In your copy, include every line of the listing below exactly but none of the pictures.

— start Source data —

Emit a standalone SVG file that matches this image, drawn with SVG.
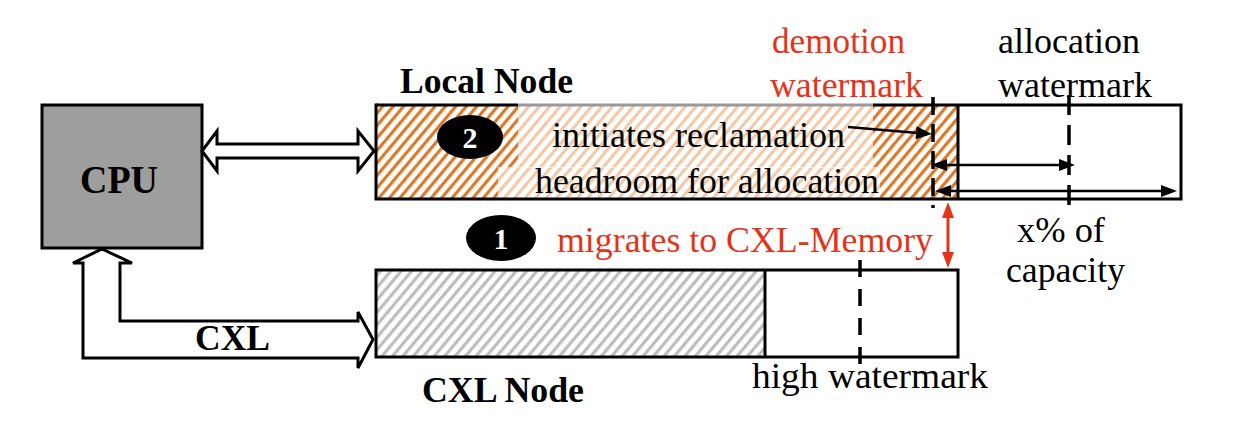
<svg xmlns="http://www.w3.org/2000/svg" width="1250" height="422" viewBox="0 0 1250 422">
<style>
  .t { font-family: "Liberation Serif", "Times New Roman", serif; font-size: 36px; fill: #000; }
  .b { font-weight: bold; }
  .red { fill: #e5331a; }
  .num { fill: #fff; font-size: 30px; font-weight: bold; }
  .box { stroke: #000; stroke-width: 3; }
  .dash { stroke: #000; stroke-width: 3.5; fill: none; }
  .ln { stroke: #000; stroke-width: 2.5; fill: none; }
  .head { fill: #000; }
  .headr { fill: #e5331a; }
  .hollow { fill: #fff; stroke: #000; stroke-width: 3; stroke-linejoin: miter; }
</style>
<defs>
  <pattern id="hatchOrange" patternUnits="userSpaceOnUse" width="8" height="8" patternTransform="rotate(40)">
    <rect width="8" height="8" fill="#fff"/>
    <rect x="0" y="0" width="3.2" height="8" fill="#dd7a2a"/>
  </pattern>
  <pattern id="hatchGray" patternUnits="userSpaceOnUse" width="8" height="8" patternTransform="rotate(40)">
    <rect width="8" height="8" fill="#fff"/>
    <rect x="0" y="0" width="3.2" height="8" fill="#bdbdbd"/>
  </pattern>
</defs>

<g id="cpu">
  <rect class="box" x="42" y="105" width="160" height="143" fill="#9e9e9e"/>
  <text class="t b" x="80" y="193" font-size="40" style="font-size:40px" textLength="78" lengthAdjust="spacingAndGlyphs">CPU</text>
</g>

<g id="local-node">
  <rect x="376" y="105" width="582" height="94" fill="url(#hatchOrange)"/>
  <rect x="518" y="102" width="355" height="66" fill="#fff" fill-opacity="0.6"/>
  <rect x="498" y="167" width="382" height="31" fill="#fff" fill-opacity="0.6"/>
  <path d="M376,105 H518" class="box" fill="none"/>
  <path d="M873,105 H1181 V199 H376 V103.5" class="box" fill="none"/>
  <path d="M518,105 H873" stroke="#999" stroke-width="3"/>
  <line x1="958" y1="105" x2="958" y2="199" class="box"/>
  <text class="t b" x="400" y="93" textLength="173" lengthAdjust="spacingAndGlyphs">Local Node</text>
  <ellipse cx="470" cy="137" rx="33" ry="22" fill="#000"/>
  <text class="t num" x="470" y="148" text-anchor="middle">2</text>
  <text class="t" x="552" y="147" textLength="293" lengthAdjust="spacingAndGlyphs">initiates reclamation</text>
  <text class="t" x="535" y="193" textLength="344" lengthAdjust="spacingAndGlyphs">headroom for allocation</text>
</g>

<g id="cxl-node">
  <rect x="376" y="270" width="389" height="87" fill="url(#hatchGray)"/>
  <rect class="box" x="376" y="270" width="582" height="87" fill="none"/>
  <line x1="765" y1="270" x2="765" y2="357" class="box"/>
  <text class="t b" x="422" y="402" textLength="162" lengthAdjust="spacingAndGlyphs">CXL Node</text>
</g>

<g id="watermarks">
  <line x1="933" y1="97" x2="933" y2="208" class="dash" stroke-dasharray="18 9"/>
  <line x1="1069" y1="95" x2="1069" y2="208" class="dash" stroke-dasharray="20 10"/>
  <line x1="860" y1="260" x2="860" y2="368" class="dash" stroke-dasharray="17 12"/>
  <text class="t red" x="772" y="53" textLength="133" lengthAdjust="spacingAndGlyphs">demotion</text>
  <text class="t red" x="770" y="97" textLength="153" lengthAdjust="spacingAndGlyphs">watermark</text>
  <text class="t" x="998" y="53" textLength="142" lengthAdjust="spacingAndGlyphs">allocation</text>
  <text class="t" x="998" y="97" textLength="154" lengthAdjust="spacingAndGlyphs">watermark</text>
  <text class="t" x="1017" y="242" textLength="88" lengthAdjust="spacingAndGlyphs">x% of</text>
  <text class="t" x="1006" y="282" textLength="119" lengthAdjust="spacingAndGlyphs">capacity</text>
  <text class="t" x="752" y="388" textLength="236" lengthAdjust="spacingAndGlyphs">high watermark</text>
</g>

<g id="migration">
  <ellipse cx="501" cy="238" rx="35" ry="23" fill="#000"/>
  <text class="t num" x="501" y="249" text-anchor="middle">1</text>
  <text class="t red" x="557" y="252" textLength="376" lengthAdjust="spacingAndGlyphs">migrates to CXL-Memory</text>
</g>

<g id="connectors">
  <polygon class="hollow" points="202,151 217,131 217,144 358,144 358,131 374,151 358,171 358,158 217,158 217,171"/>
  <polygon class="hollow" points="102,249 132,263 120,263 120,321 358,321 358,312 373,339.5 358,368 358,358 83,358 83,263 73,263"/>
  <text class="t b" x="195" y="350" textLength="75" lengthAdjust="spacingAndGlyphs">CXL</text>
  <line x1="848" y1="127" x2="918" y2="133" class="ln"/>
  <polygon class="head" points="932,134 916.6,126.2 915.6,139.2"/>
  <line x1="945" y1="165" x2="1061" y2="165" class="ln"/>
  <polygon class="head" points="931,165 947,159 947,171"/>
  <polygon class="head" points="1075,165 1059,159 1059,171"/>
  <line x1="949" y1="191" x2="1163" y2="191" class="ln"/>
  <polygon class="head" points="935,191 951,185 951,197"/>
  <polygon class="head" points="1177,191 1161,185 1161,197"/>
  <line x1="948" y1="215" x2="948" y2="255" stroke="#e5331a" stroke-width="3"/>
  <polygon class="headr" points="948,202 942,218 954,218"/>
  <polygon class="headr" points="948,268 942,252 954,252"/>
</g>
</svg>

— end Source data —

_Written solution_.
Emit a standalone SVG file that matches this image, drawn with SVG.
<svg xmlns="http://www.w3.org/2000/svg" width="1250" height="422" viewBox="0 0 1250 422">
<style>
  .t { font-family: "Liberation Serif", "Times New Roman", serif; font-size: 36px; fill: #000; }
  .b { font-weight: bold; }
  .red { fill: #e5331a; }
  .num { fill: #fff; font-size: 30px; font-weight: bold; }
  .box { stroke: #000; stroke-width: 3; }
  .dash { stroke: #000; stroke-width: 3.5; fill: none; }
  .ln { stroke: #000; stroke-width: 2.5; fill: none; }
  .head { fill: #000; }
  .headr { fill: #e5331a; }
  .hollow { fill: #fff; stroke: #000; stroke-width: 3; stroke-linejoin: miter; }
</style>
<defs>
  <pattern id="hatchOrange" patternUnits="userSpaceOnUse" width="8" height="8" patternTransform="rotate(40)">
    <rect width="8" height="8" fill="#fff"/>
    <rect x="0" y="0" width="3.2" height="8" fill="#dd7a2a"/>
  </pattern>
  <pattern id="hatchGray" patternUnits="userSpaceOnUse" width="8" height="8" patternTransform="rotate(40)">
    <rect width="8" height="8" fill="#fff"/>
    <rect x="0" y="0" width="3.2" height="8" fill="#bdbdbd"/>
  </pattern>
</defs>

<g id="cpu">
  <rect class="box" x="42" y="105" width="160" height="143" fill="#9e9e9e"/>
  <text class="t b" x="80" y="193" font-size="40" style="font-size:40px" textLength="78" lengthAdjust="spacingAndGlyphs">CPU</text>
</g>

<g id="local-node">
  <rect x="376" y="105" width="582" height="94" fill="url(#hatchOrange)"/>
  <rect x="518" y="102" width="355" height="66" fill="#fff" fill-opacity="0.6"/>
  <rect x="498" y="167" width="382" height="31" fill="#fff" fill-opacity="0.6"/>
  <path d="M376,105 H518" class="box" fill="none"/>
  <path d="M873,105 H1181 V199 H376 V103.5" class="box" fill="none"/>
  <path d="M518,105 H873" stroke="#999" stroke-width="3"/>
  <line x1="958" y1="105" x2="958" y2="199" class="box"/>
  <text class="t b" x="400" y="93" textLength="173" lengthAdjust="spacingAndGlyphs">Local Node</text>
  <ellipse cx="470" cy="137" rx="33" ry="22" fill="#000"/>
  <text class="t num" x="470" y="148" text-anchor="middle">2</text>
  <text class="t" x="552" y="147" textLength="293" lengthAdjust="spacingAndGlyphs">initiates reclamation</text>
  <text class="t" x="535" y="193" textLength="344" lengthAdjust="spacingAndGlyphs">headroom for allocation</text>
</g>

<g id="cxl-node">
  <rect x="376" y="270" width="389" height="87" fill="url(#hatchGray)"/>
  <rect class="box" x="376" y="270" width="582" height="87" fill="none"/>
  <line x1="765" y1="270" x2="765" y2="357" class="box"/>
  <text class="t b" x="422" y="402" textLength="162" lengthAdjust="spacingAndGlyphs">CXL Node</text>
</g>

<g id="watermarks">
  <line x1="933" y1="97" x2="933" y2="208" class="dash" stroke-dasharray="18 9"/>
  <line x1="1069" y1="95" x2="1069" y2="208" class="dash" stroke-dasharray="20 10"/>
  <line x1="860" y1="260" x2="860" y2="368" class="dash" stroke-dasharray="17 12"/>
  <text class="t red" x="772" y="53" textLength="133" lengthAdjust="spacingAndGlyphs">demotion</text>
  <text class="t red" x="770" y="97" textLength="153" lengthAdjust="spacingAndGlyphs">watermark</text>
  <text class="t" x="998" y="53" textLength="142" lengthAdjust="spacingAndGlyphs">allocation</text>
  <text class="t" x="998" y="97" textLength="154" lengthAdjust="spacingAndGlyphs">watermark</text>
  <text class="t" x="1017" y="242" textLength="88" lengthAdjust="spacingAndGlyphs">x% of</text>
  <text class="t" x="1006" y="282" textLength="119" lengthAdjust="spacingAndGlyphs">capacity</text>
  <text class="t" x="752" y="388" textLength="236" lengthAdjust="spacingAndGlyphs">high watermark</text>
</g>

<g id="migration">
  <ellipse cx="501" cy="238" rx="35" ry="23" fill="#000"/>
  <text class="t num" x="501" y="249" text-anchor="middle">1</text>
  <text class="t red" x="557" y="252" textLength="376" lengthAdjust="spacingAndGlyphs">migrates to CXL-Memory</text>
</g>

<g id="connectors">
  <polygon class="hollow" points="202,151 217,131 217,144 358,144 358,131 374,151 358,171 358,158 217,158 217,171"/>
  <polygon class="hollow" points="102,249 132,263 120,263 120,321 358,321 358,312 373,339.5 358,368 358,358 83,358 83,263 73,263"/>
  <text class="t b" x="195" y="350" textLength="75" lengthAdjust="spacingAndGlyphs">CXL</text>
  <line x1="848" y1="127" x2="918" y2="133" class="ln"/>
  <polygon class="head" points="932,134 916.6,126.2 915.6,139.2"/>
  <line x1="945" y1="165" x2="1061" y2="165" class="ln"/>
  <polygon class="head" points="931,165 947,159 947,171"/>
  <polygon class="head" points="1075,165 1059,159 1059,171"/>
  <line x1="949" y1="191" x2="1163" y2="191" class="ln"/>
  <polygon class="head" points="935,191 951,185 951,197"/>
  <polygon class="head" points="1177,191 1161,185 1161,197"/>
  <line x1="948" y1="215" x2="948" y2="255" stroke="#e5331a" stroke-width="3"/>
  <polygon class="headr" points="948,202 942,218 954,218"/>
  <polygon class="headr" points="948,268 942,252 954,252"/>
</g>
</svg>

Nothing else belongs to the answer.